• WHAT TO DO: Exactly and only the lines from the one containing "Convert this chart to Plotly code." through the one containing "CAT_TICK_POS = [0, 1.015, 2.03]" belong in your copy. Pictures do not.
——
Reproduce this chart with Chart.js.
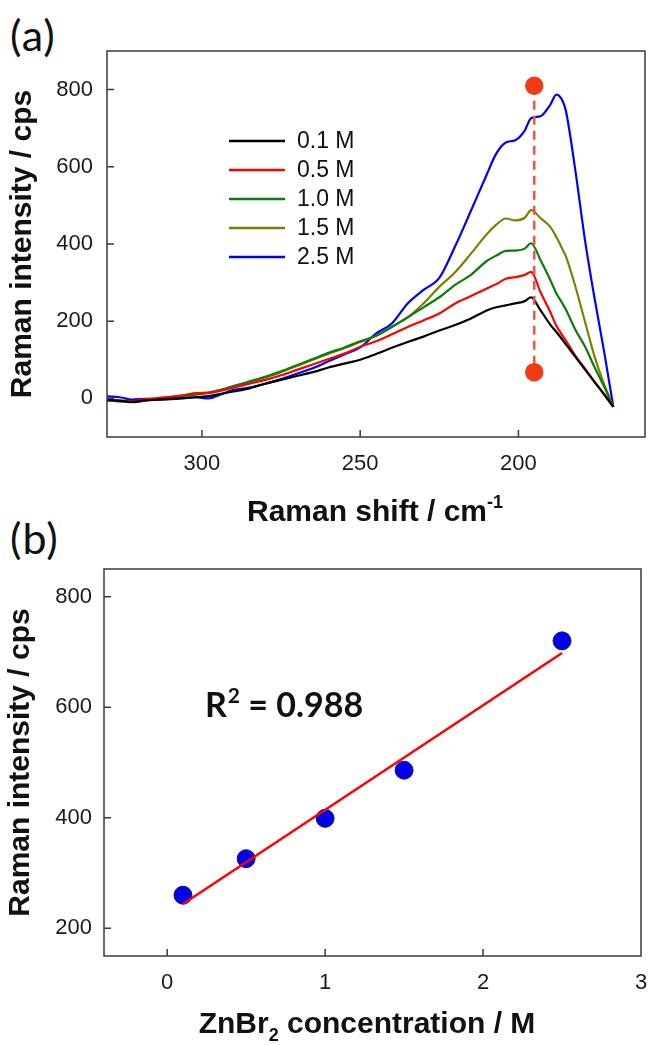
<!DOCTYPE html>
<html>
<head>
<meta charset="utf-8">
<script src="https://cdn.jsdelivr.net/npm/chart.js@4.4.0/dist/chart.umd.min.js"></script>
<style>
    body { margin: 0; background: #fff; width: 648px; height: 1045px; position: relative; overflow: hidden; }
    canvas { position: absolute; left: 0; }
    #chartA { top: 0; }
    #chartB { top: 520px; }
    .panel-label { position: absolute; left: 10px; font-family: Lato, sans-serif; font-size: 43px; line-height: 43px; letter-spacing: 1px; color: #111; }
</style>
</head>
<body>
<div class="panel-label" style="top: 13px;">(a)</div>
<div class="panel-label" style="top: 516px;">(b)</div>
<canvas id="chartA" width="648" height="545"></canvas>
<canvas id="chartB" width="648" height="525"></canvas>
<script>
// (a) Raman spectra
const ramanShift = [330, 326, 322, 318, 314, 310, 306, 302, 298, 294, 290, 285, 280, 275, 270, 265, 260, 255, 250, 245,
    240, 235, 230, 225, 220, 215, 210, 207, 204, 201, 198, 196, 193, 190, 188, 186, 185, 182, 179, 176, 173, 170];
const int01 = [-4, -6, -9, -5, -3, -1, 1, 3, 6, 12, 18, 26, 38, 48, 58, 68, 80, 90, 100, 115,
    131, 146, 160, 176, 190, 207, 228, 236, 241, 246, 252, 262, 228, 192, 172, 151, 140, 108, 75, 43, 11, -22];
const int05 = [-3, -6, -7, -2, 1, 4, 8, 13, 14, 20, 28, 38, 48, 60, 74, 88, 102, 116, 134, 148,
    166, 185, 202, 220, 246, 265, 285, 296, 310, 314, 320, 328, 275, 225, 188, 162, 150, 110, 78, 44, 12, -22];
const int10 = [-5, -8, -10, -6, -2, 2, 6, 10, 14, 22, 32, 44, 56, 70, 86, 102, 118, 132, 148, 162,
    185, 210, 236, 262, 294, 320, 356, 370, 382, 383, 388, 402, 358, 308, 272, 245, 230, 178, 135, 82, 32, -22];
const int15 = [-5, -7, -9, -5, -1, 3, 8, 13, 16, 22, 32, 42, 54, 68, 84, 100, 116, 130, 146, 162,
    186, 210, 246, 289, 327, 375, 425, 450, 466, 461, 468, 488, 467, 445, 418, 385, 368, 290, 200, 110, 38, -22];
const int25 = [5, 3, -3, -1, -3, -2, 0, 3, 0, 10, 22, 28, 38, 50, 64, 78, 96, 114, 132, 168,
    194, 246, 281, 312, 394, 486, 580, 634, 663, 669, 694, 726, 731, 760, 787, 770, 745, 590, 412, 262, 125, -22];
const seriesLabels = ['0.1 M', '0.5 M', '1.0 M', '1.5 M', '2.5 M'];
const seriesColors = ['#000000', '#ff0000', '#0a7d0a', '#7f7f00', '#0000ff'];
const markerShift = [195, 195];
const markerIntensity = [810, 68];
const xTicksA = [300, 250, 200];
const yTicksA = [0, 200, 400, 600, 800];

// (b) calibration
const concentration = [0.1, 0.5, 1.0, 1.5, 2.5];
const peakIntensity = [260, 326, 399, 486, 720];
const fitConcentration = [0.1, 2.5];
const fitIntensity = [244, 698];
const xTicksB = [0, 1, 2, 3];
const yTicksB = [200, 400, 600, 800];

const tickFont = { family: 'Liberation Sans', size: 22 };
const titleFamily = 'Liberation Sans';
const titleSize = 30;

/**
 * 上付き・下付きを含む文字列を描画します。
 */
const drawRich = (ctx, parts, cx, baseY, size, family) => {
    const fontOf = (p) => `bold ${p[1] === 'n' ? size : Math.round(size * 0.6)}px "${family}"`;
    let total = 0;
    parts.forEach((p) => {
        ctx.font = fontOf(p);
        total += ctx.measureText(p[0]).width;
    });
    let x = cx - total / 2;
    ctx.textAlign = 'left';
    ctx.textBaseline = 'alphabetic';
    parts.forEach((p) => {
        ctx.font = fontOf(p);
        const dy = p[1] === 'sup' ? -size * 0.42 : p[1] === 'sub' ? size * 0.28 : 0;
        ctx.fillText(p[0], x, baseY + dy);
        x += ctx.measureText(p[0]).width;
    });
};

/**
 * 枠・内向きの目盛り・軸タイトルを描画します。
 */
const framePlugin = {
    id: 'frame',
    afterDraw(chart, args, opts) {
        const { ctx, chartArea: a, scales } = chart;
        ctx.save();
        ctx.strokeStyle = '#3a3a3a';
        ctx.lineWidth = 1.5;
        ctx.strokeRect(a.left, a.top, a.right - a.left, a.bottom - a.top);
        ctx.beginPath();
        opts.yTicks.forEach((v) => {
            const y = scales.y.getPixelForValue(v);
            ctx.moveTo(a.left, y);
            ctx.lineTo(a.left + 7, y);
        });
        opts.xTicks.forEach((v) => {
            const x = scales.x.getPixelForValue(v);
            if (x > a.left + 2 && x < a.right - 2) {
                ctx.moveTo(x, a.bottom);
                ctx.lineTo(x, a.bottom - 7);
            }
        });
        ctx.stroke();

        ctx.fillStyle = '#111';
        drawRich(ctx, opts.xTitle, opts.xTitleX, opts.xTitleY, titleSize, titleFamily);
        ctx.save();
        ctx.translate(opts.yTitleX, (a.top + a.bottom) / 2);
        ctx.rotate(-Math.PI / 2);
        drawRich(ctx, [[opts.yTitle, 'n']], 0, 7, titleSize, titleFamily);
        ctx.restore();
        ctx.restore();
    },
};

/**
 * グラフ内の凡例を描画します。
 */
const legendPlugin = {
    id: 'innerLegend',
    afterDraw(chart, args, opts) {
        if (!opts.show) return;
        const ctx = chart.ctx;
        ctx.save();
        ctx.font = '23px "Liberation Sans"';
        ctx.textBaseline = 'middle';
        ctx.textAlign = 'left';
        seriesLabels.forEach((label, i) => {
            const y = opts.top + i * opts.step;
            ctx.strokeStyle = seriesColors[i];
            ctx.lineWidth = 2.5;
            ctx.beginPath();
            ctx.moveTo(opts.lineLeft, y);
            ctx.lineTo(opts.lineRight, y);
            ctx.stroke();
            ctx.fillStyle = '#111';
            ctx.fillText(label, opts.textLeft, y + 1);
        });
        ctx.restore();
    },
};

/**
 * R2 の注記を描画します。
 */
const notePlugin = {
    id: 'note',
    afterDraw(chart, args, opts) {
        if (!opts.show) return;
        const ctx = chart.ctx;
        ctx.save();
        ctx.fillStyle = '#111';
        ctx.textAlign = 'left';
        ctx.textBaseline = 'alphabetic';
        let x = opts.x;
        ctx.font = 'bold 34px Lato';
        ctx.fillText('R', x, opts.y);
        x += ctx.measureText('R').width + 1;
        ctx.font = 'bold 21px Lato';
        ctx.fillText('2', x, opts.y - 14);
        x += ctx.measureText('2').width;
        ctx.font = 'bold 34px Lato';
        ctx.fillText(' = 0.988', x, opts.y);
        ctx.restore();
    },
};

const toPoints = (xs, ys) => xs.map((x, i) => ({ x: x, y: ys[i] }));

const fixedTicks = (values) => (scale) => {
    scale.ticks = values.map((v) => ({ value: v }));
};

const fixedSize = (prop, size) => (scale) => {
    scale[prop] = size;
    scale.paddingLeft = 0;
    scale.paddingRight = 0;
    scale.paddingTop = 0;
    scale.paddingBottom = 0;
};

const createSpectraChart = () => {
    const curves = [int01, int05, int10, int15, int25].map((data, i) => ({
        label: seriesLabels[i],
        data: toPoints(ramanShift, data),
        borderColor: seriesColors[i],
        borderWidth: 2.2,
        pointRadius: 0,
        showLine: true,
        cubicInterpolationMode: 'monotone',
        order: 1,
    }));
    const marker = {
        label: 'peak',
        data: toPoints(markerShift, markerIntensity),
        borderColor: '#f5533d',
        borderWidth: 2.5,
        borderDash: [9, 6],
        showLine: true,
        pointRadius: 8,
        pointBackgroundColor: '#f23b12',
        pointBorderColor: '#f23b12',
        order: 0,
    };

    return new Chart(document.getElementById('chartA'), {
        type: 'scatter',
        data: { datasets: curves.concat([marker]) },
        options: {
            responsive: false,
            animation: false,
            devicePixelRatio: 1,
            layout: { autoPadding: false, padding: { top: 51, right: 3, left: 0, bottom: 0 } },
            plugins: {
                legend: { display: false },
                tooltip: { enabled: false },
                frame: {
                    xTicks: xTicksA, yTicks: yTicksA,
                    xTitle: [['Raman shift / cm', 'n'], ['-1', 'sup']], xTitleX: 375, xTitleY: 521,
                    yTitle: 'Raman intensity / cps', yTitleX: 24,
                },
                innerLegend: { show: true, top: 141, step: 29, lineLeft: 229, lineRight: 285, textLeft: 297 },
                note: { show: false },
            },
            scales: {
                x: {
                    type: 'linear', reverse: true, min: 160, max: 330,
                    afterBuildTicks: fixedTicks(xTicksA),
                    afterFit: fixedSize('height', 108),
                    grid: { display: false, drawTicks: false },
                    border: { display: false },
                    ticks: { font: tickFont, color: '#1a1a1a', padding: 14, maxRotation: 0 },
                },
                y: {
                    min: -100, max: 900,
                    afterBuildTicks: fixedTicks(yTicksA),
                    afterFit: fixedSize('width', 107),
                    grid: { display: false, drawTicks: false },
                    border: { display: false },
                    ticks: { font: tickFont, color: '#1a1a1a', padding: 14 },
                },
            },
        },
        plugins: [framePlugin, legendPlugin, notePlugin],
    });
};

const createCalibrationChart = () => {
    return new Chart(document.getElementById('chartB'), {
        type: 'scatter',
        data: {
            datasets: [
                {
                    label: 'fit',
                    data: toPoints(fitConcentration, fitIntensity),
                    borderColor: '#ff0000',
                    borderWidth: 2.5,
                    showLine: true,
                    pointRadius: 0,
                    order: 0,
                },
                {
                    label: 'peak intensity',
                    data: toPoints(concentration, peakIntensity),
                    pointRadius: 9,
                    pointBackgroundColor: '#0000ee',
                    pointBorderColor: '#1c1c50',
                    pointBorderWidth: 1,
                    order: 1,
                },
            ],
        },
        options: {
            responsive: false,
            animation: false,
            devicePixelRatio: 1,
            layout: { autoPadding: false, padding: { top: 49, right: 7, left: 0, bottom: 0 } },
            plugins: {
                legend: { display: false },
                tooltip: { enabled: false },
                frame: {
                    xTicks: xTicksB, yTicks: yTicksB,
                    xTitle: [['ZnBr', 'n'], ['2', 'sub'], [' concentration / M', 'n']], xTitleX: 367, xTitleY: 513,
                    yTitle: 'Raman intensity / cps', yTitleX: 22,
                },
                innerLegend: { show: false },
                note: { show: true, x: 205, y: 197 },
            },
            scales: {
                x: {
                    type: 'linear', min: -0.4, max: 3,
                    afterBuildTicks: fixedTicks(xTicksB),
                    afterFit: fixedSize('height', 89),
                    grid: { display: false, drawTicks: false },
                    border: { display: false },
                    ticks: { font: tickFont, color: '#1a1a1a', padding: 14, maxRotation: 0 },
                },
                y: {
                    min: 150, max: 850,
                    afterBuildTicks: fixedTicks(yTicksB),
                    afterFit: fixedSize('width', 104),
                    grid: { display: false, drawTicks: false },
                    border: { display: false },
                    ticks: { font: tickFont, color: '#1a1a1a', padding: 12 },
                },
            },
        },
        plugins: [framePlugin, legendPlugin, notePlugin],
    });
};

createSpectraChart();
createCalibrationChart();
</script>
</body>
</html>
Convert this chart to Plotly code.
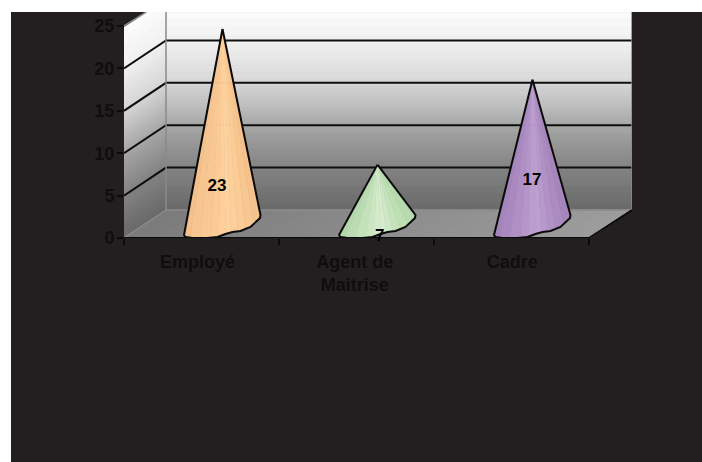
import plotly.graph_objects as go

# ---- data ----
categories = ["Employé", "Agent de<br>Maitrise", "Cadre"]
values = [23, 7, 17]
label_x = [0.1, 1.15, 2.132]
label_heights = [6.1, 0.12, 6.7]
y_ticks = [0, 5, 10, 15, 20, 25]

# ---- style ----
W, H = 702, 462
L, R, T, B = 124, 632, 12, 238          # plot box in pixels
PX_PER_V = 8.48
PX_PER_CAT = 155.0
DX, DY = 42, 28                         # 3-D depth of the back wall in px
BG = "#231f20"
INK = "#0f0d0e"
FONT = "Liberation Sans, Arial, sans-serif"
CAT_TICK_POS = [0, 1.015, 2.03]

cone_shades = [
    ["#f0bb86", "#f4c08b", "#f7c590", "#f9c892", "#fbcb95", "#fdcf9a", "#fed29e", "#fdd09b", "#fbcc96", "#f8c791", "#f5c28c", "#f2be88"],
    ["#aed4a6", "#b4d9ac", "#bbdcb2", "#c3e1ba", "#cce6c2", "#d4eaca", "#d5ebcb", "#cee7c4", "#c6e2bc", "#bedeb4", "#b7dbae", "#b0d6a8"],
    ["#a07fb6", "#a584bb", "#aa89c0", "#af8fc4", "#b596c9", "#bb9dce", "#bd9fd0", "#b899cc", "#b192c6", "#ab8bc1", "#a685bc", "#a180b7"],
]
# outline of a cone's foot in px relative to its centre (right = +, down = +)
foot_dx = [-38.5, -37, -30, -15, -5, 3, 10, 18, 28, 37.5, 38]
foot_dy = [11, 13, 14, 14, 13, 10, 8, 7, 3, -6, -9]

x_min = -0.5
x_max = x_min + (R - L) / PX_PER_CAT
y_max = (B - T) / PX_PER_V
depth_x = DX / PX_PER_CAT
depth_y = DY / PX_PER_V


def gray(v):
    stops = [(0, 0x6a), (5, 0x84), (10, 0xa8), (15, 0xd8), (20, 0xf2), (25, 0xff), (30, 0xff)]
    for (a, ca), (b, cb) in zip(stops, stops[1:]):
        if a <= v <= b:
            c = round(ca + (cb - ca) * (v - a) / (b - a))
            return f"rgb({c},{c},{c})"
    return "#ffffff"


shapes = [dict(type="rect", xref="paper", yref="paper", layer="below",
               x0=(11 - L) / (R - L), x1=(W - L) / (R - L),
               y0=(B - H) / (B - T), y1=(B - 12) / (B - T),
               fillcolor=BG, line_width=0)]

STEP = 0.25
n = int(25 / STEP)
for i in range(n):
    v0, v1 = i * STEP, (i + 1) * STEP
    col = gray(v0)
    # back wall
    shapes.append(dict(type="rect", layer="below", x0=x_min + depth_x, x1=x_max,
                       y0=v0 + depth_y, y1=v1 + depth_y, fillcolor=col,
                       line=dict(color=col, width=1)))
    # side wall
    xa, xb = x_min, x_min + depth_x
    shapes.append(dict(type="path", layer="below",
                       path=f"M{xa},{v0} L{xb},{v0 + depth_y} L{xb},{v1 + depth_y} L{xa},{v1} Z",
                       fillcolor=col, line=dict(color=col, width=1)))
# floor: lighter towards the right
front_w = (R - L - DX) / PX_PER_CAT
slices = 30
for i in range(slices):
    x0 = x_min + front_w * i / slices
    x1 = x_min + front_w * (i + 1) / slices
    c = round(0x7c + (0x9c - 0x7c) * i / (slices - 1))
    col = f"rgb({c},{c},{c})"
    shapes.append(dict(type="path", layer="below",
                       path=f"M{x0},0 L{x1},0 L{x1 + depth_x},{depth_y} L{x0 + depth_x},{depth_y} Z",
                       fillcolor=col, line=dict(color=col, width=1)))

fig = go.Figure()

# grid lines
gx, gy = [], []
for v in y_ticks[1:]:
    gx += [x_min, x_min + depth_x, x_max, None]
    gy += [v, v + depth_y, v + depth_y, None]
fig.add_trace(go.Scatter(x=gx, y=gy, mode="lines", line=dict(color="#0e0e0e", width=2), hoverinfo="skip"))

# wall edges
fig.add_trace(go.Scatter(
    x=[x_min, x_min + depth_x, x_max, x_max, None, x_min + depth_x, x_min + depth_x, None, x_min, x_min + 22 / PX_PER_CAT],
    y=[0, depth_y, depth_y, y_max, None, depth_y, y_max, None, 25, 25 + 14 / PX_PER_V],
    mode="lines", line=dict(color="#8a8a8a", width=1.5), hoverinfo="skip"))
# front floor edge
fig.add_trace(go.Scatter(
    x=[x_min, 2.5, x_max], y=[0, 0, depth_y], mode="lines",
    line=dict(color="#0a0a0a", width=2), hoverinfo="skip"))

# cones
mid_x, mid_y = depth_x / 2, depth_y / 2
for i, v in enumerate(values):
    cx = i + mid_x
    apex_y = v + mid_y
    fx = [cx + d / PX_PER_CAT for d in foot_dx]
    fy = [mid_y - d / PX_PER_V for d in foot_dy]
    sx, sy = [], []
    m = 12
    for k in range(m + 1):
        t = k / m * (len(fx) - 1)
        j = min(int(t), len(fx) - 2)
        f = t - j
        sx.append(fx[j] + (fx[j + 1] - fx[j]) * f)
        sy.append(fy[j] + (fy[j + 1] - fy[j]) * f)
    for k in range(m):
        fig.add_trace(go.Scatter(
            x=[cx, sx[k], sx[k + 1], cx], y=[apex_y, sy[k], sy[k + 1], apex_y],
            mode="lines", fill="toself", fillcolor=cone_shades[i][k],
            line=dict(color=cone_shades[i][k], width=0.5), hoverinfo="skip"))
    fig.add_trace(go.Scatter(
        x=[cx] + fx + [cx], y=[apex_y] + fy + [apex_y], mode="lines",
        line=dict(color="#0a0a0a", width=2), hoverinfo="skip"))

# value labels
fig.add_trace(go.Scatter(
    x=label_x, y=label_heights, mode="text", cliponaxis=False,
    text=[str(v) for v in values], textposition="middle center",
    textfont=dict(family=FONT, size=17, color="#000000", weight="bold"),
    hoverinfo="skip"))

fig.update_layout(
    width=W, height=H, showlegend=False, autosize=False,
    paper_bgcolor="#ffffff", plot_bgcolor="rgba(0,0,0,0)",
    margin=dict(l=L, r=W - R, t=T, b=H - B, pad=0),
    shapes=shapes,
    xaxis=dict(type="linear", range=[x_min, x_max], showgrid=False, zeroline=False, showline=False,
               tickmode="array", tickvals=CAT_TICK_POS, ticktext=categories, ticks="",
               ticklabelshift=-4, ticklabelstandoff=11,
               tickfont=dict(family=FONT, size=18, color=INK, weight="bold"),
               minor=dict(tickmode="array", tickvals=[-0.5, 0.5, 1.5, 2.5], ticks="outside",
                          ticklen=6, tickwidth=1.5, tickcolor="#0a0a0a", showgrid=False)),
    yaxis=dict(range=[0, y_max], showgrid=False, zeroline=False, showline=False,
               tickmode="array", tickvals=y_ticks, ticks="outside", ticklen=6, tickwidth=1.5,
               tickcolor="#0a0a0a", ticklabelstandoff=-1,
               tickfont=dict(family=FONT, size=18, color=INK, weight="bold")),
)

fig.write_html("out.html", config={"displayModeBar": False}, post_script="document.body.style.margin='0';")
——
• COMPLETE ANSWER:
Convert this chart to Plotly code.
import plotly.graph_objects as go

# ---- data ----
categories = ["Employé", "Agent de<br>Maitrise", "Cadre"]
values = [23, 7, 17]
label_x = [0.1, 1.15, 2.132]
label_heights = [6.1, 0.12, 6.7]
y_ticks = [0, 5, 10, 15, 20, 25]

# ---- style ----
W, H = 702, 462
L, R, T, B = 124, 632, 12, 238          # plot box in pixels
PX_PER_V = 8.48
PX_PER_CAT = 155.0
DX, DY = 42, 28                         # 3-D depth of the back wall in px
BG = "#231f20"
INK = "#0f0d0e"
FONT = "Liberation Sans, Arial, sans-serif"
CAT_TICK_POS = [0, 1.015, 2.03]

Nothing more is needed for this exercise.